[START Material provided]

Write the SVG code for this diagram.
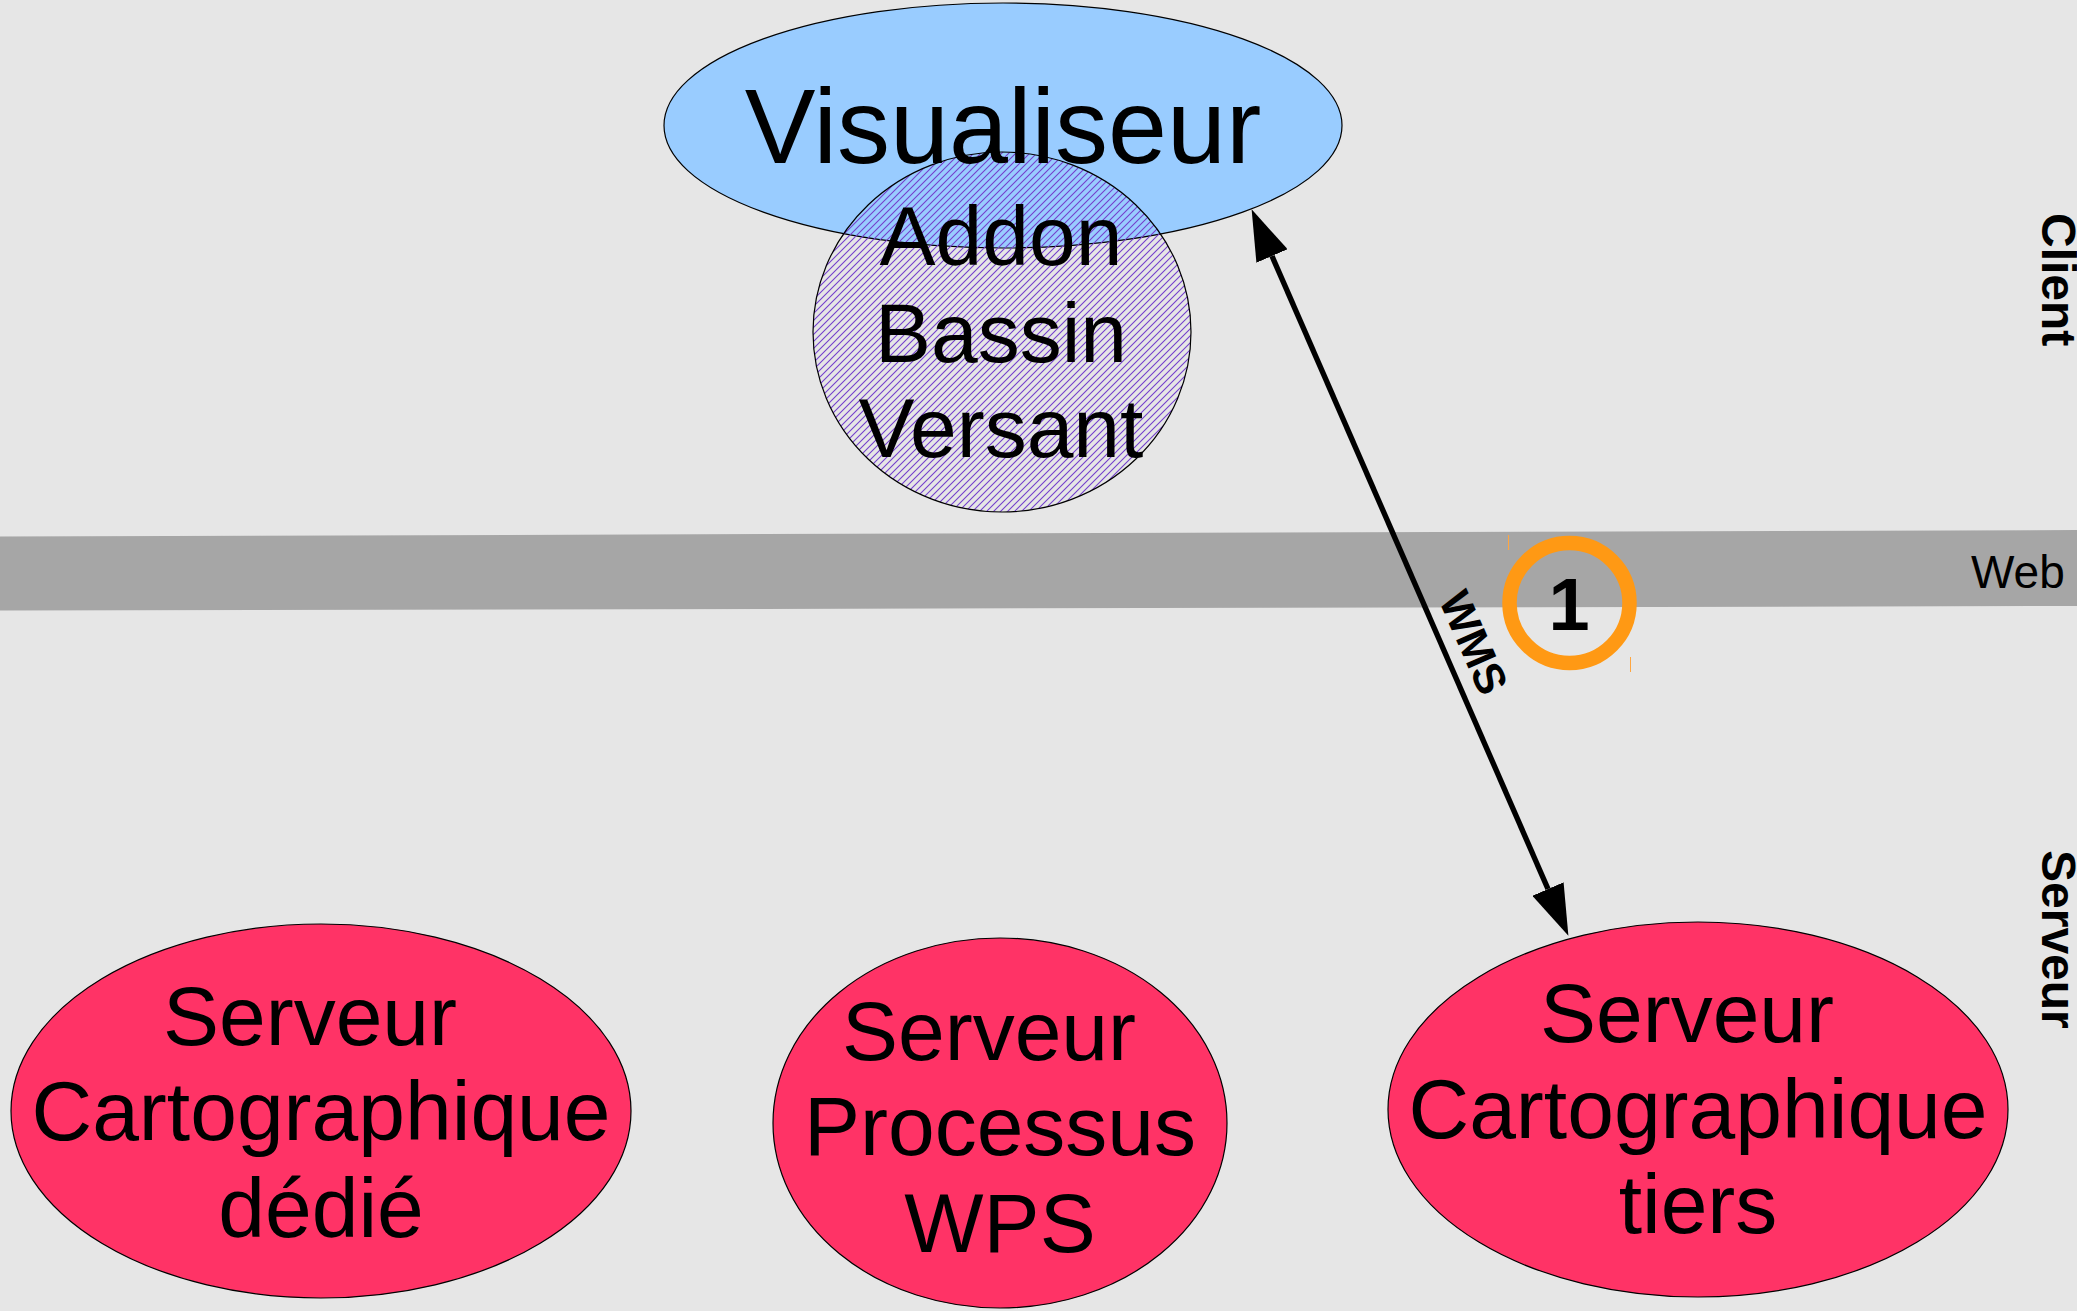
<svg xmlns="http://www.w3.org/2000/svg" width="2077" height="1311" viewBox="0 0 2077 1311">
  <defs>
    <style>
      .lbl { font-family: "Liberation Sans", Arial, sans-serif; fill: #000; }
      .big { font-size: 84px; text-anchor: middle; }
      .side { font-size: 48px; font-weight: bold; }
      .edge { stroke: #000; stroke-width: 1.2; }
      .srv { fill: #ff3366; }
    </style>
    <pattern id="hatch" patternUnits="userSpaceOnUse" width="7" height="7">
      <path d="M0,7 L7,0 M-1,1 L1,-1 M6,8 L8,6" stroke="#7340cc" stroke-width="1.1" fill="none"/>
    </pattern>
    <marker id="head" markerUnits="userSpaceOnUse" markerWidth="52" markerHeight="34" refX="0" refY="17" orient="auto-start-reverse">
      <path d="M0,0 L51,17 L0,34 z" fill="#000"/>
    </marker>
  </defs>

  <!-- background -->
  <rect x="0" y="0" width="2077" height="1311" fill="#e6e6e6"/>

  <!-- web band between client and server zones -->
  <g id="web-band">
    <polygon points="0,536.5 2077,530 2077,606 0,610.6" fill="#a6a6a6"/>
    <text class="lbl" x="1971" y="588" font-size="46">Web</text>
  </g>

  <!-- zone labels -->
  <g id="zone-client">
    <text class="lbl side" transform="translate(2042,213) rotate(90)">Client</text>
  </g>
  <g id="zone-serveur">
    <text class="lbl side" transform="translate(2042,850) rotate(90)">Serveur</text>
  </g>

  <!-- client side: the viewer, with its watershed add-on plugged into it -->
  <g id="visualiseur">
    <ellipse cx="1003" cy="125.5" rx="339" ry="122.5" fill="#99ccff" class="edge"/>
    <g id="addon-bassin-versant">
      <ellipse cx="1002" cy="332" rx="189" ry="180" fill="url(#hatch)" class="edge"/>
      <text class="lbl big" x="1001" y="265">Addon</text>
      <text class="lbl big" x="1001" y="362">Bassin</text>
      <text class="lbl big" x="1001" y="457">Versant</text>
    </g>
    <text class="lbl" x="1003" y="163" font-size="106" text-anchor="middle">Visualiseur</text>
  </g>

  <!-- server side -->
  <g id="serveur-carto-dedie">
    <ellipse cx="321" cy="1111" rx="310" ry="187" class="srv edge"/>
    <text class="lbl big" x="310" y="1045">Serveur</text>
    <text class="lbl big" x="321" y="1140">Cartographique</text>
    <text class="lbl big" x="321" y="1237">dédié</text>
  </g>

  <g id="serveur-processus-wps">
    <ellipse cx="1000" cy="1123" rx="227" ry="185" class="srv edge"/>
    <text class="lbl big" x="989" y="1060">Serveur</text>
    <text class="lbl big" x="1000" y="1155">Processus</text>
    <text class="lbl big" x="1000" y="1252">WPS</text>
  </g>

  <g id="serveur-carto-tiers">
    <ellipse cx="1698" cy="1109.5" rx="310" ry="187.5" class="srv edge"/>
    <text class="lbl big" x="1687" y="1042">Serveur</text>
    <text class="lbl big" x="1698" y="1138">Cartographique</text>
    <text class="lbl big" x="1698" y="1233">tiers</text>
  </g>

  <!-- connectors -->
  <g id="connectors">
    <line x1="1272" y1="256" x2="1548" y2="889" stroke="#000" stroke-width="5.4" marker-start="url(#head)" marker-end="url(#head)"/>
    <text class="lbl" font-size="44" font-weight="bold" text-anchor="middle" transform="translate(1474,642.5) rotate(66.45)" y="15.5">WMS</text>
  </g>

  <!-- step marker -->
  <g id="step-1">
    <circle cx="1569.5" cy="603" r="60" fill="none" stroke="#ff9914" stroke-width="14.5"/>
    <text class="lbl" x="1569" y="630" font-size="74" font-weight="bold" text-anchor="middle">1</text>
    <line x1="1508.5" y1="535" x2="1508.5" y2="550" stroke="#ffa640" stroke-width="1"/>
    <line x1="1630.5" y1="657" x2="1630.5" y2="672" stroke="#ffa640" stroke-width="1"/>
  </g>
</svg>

[END Material provided]

**Instructions for the task:** Return the listing above in full and without alteration, excluding its pictures.

**Reply:**
Write the SVG code for this diagram.
<svg xmlns="http://www.w3.org/2000/svg" width="2077" height="1311" viewBox="0 0 2077 1311">
  <defs>
    <style>
      .lbl { font-family: "Liberation Sans", Arial, sans-serif; fill: #000; }
      .big { font-size: 84px; text-anchor: middle; }
      .side { font-size: 48px; font-weight: bold; }
      .edge { stroke: #000; stroke-width: 1.2; }
      .srv { fill: #ff3366; }
    </style>
    <pattern id="hatch" patternUnits="userSpaceOnUse" width="7" height="7">
      <path d="M0,7 L7,0 M-1,1 L1,-1 M6,8 L8,6" stroke="#7340cc" stroke-width="1.1" fill="none"/>
    </pattern>
    <marker id="head" markerUnits="userSpaceOnUse" markerWidth="52" markerHeight="34" refX="0" refY="17" orient="auto-start-reverse">
      <path d="M0,0 L51,17 L0,34 z" fill="#000"/>
    </marker>
  </defs>

  <!-- background -->
  <rect x="0" y="0" width="2077" height="1311" fill="#e6e6e6"/>

  <!-- web band between client and server zones -->
  <g id="web-band">
    <polygon points="0,536.5 2077,530 2077,606 0,610.6" fill="#a6a6a6"/>
    <text class="lbl" x="1971" y="588" font-size="46">Web</text>
  </g>

  <!-- zone labels -->
  <g id="zone-client">
    <text class="lbl side" transform="translate(2042,213) rotate(90)">Client</text>
  </g>
  <g id="zone-serveur">
    <text class="lbl side" transform="translate(2042,850) rotate(90)">Serveur</text>
  </g>

  <!-- client side: the viewer, with its watershed add-on plugged into it -->
  <g id="visualiseur">
    <ellipse cx="1003" cy="125.5" rx="339" ry="122.5" fill="#99ccff" class="edge"/>
    <g id="addon-bassin-versant">
      <ellipse cx="1002" cy="332" rx="189" ry="180" fill="url(#hatch)" class="edge"/>
      <text class="lbl big" x="1001" y="265">Addon</text>
      <text class="lbl big" x="1001" y="362">Bassin</text>
      <text class="lbl big" x="1001" y="457">Versant</text>
    </g>
    <text class="lbl" x="1003" y="163" font-size="106" text-anchor="middle">Visualiseur</text>
  </g>

  <!-- server side -->
  <g id="serveur-carto-dedie">
    <ellipse cx="321" cy="1111" rx="310" ry="187" class="srv edge"/>
    <text class="lbl big" x="310" y="1045">Serveur</text>
    <text class="lbl big" x="321" y="1140">Cartographique</text>
    <text class="lbl big" x="321" y="1237">dédié</text>
  </g>

  <g id="serveur-processus-wps">
    <ellipse cx="1000" cy="1123" rx="227" ry="185" class="srv edge"/>
    <text class="lbl big" x="989" y="1060">Serveur</text>
    <text class="lbl big" x="1000" y="1155">Processus</text>
    <text class="lbl big" x="1000" y="1252">WPS</text>
  </g>

  <g id="serveur-carto-tiers">
    <ellipse cx="1698" cy="1109.5" rx="310" ry="187.5" class="srv edge"/>
    <text class="lbl big" x="1687" y="1042">Serveur</text>
    <text class="lbl big" x="1698" y="1138">Cartographique</text>
    <text class="lbl big" x="1698" y="1233">tiers</text>
  </g>

  <!-- connectors -->
  <g id="connectors">
    <line x1="1272" y1="256" x2="1548" y2="889" stroke="#000" stroke-width="5.4" marker-start="url(#head)" marker-end="url(#head)"/>
    <text class="lbl" font-size="44" font-weight="bold" text-anchor="middle" transform="translate(1474,642.5) rotate(66.45)" y="15.5">WMS</text>
  </g>

  <!-- step marker -->
  <g id="step-1">
    <circle cx="1569.5" cy="603" r="60" fill="none" stroke="#ff9914" stroke-width="14.5"/>
    <text class="lbl" x="1569" y="630" font-size="74" font-weight="bold" text-anchor="middle">1</text>
    <line x1="1508.5" y1="535" x2="1508.5" y2="550" stroke="#ffa640" stroke-width="1"/>
    <line x1="1630.5" y1="657" x2="1630.5" y2="672" stroke="#ffa640" stroke-width="1"/>
  </g>
</svg>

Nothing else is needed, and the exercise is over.